Using the material below, copy every line where "with" appears.
************
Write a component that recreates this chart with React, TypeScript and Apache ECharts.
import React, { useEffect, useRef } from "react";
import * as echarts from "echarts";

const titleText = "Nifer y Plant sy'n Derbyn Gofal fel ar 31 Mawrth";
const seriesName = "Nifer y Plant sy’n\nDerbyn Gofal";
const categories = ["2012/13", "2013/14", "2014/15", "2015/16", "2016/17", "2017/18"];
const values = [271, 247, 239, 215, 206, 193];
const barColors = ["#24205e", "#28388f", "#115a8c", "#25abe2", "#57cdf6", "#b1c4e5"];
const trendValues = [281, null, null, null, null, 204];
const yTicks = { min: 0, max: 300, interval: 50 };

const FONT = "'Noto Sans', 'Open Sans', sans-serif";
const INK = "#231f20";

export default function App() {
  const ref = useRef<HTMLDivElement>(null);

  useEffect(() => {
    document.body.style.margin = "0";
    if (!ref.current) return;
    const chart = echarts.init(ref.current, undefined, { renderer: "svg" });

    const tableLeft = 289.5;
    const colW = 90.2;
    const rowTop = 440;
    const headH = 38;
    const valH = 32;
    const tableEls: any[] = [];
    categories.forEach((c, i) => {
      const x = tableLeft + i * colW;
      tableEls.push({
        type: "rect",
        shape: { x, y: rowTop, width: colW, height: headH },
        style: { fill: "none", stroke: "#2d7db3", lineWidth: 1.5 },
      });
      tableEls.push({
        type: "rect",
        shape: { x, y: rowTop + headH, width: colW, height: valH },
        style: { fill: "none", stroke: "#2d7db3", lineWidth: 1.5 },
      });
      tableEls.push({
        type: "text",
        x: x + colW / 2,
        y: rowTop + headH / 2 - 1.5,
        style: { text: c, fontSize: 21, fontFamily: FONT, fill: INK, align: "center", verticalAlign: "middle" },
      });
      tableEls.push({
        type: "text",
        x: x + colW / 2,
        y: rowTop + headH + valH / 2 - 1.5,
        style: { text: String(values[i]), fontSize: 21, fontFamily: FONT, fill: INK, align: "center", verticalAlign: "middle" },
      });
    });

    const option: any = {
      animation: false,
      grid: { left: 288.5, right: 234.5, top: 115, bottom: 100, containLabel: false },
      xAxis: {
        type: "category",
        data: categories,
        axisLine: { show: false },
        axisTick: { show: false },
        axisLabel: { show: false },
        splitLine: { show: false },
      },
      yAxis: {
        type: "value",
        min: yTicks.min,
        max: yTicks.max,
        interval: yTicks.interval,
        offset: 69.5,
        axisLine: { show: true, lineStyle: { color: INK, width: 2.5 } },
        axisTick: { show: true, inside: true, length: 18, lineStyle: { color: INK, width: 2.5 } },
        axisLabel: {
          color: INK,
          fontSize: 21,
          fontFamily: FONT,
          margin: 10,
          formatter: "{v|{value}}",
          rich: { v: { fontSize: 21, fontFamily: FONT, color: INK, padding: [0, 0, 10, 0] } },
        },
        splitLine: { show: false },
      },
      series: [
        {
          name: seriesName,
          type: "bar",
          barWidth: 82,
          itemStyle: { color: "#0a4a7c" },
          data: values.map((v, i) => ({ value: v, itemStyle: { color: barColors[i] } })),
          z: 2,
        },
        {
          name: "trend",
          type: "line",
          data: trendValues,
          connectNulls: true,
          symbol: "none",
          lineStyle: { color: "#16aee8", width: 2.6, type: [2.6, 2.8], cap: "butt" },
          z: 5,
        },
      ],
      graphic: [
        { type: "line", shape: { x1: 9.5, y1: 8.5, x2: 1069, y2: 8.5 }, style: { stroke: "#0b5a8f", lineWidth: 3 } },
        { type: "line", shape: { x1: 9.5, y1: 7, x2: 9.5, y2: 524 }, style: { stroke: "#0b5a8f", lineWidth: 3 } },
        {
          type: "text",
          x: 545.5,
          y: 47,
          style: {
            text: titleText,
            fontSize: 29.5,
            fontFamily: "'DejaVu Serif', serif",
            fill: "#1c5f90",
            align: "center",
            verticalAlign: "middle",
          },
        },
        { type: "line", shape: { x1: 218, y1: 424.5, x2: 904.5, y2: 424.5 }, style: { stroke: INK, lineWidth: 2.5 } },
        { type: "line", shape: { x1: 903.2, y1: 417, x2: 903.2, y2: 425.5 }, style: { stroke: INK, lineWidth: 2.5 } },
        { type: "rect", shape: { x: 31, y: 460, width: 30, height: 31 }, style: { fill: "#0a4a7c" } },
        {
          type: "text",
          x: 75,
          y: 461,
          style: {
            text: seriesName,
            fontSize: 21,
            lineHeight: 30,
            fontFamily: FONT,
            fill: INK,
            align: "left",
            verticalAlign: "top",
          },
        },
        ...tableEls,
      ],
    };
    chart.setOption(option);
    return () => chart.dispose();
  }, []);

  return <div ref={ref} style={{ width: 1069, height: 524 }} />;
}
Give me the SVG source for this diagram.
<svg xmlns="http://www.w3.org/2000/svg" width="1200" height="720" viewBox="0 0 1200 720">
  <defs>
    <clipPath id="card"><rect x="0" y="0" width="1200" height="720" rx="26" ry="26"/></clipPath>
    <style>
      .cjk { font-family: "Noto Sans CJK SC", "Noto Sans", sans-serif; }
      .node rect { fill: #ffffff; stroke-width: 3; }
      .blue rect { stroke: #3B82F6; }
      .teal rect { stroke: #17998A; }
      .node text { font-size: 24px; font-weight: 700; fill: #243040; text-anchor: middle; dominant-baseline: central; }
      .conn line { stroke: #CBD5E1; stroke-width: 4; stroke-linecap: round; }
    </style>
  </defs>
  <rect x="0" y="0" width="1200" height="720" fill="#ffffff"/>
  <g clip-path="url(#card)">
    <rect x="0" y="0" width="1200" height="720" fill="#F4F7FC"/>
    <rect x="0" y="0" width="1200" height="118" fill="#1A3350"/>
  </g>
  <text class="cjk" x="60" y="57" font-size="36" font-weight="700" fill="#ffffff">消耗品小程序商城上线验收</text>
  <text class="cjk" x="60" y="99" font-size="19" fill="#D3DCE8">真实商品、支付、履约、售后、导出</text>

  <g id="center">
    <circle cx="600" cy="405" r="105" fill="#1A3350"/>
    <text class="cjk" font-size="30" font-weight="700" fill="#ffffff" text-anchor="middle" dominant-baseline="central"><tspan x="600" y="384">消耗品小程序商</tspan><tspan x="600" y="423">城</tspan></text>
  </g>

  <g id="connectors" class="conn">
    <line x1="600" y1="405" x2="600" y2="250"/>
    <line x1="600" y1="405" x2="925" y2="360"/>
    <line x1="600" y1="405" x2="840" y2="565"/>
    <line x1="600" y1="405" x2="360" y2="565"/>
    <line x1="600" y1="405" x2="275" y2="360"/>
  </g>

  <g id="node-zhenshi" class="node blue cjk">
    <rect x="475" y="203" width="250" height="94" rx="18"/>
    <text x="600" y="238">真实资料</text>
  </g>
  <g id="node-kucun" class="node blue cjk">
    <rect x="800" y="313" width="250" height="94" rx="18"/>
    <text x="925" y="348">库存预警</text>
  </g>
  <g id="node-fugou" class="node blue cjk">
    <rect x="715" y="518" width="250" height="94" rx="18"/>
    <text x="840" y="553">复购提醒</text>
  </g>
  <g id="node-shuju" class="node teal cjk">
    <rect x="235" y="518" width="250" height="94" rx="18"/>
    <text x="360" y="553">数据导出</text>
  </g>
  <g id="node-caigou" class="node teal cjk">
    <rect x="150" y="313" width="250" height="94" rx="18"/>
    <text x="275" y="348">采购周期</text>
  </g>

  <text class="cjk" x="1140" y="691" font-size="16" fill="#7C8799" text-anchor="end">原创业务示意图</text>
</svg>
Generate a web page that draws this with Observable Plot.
************
## Answer to the problem
Write a component that recreates this chart with React, TypeScript and Apache ECharts.
Generate a web page that draws this with Observable Plot.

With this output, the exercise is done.